Pruebo con otro motor de búsqueda en el ciberespacio, parece que soy incapaz de encontrar algo útil sobre el Pachyrhinosaurus, un dinosaurio herbívoro de nariz gruesa con grandes cuernos óseos y una testuz plana que probablemente utilizaba para someter a otros animales. Cuando encuentro una representación artística de uno veo una bestia de aspecto singularmente extraño, algo así como un rinoceronte de dos toneladas y patas cortas con una grotesca máscara ósea. Un reptil con una cara que uno no vería con buenos ojos, aunque Emma Shubert sí que lo hizo, y ahora a esta paleontóloga de cuarenta y ocho años de edad le falta una oreja o está muerta, o ambas cosas.
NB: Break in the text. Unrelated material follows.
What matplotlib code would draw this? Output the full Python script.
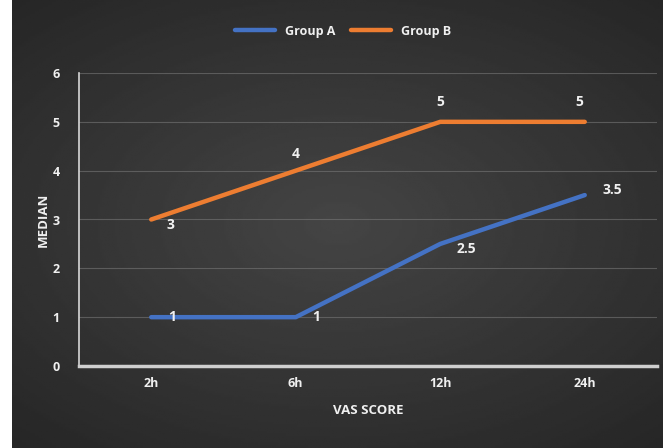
import matplotlib.pyplot as plt
import numpy as np

categories = ["2h", "6h", "12h", "24h"]
group_a = [1, 1, 2.5, 3.5]
group_b = [3, 4, 5, 5]
a_labels = ["1", "1", "2.5", "3.5"]
b_labels = ["3", "4", "5", "5"]

BLUE = "#4472C4"
ORANGE = "#ED7D31"
TEXT = "#f0f0f0"

plt.rcParams["font.family"] = ["Open Sans", "DejaVu Sans"]

fig = plt.figure(figsize=(6.63, 4.48), dpi=100)
fig.patch.set_facecolor("white")

# dark gradient background (left strip stays white)
bg = fig.add_axes([12 / 663, 0, 1 - 12 / 663, 1], zorder=0)
xx = np.linspace(-1, 1, 300)
yy = np.linspace(-1, 1, 200)
X, Y = np.meshgrid(xx, yy)
shade = 0.27 - 0.10 * np.sqrt((X * 0.8) ** 2 + (Y * 0.9) ** 2)
bg.imshow(shade, cmap="gray", vmin=0, vmax=1, aspect="auto", extent=[0, 1, 0, 1])
bg.set_axis_off()

ax = fig.add_axes([79 / 663, 82 / 448, 578 / 663, 293 / 448], zorder=1)
ax.patch.set_alpha(0)

x = np.arange(len(categories))
ax.plot(x, group_a, color=BLUE, lw=3.2, solid_capstyle="round", label="Group A")
ax.plot(x, group_b, color=ORANGE, lw=3.2, solid_capstyle="round", label="Group B")

a_offsets = [(12, 0), (12, 0), (12, -4), (13, 4)]
for xi, yi, lab, off in zip(x, group_a, a_labels, a_offsets):
    ax.annotate(lab, (xi, yi), xytext=off, textcoords="offset points",
                ha="left" if off[0] > 10 else "center", va="center",
                color=TEXT, fontsize=10, fontweight="bold")

b_offsets = [(14, -4), (0, 12), (0, 14), (-4, 14)]
for xi, yi, lab, off in zip(x, group_b, b_labels, b_offsets):
    ax.annotate(lab, (xi, yi), xytext=off, textcoords="offset points",
                ha="center", va="center",
                color=TEXT, fontsize=10, fontweight="bold")

ax.set_xlim(-0.5, len(categories) - 0.5)
ax.set_ylim(0, 6)
ax.set_xticks(x)
ax.set_xticklabels(categories)
ax.set_yticks(range(7))
ax.tick_params(colors=TEXT, length=0, labelsize=9, pad=8)
for lab in ax.get_xticklabels() + ax.get_yticklabels():
    lab.set_fontweight("bold")
ax.yaxis.set_tick_params(pad=14)
ax.grid(axis="y", color="#777777", lw=0.8, alpha=0.6)
ax.set_axisbelow(True)

for side in ["top", "right"]:
    ax.spines[side].set_visible(False)
ax.spines["left"].set_color("#d8d8d8")
ax.spines["left"].set_linewidth(1.2)
ax.spines["bottom"].set_color("#cfcfcf")
ax.spines["bottom"].set_linewidth(2.5)

ax.set_xlabel("VAS SCORE", color=TEXT, fontsize=9.5, fontweight="bold", labelpad=10)
ax.set_ylabel("MEDIAN", color=TEXT, fontsize=9.5, fontweight="bold", labelpad=2)

leg = fig.legend(loc="center", bbox_to_anchor=(343 / 663, 1 - 31 / 448), ncol=2,
                 frameon=False, handlelength=3.2, columnspacing=1.2,
                 prop={"weight": "bold", "size": 9})
for t in leg.get_texts():
    t.set_color(TEXT)

fig.savefig("out.png", dpi=100)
Alguien envió el correo electrónico anónimo directamente al CFC, el Centro Forense de Cambridge, que yo presido, y debo entender que se me envió con el propósito de burlarse de mí o intimidarme, e imagino una motora surcando un río a miles de kilómetros al noroeste de aquí, en lo que parece ser una parte recóndita del mundo. Estudio la silueta fantasmal sobreexpuesta sentada en la parte trasera, posiblemente en un asiento corrido, apostada justo enfrente de quien la estaba filmando.

«¿Quién eres?».

Entonces la pendiente rocosa, lo que ahora sé que es un yacimiento de excavación de dinosaurios llamado lecho óseo de Wapiti, y la silueta se disuelven en un jpg violento y cruel.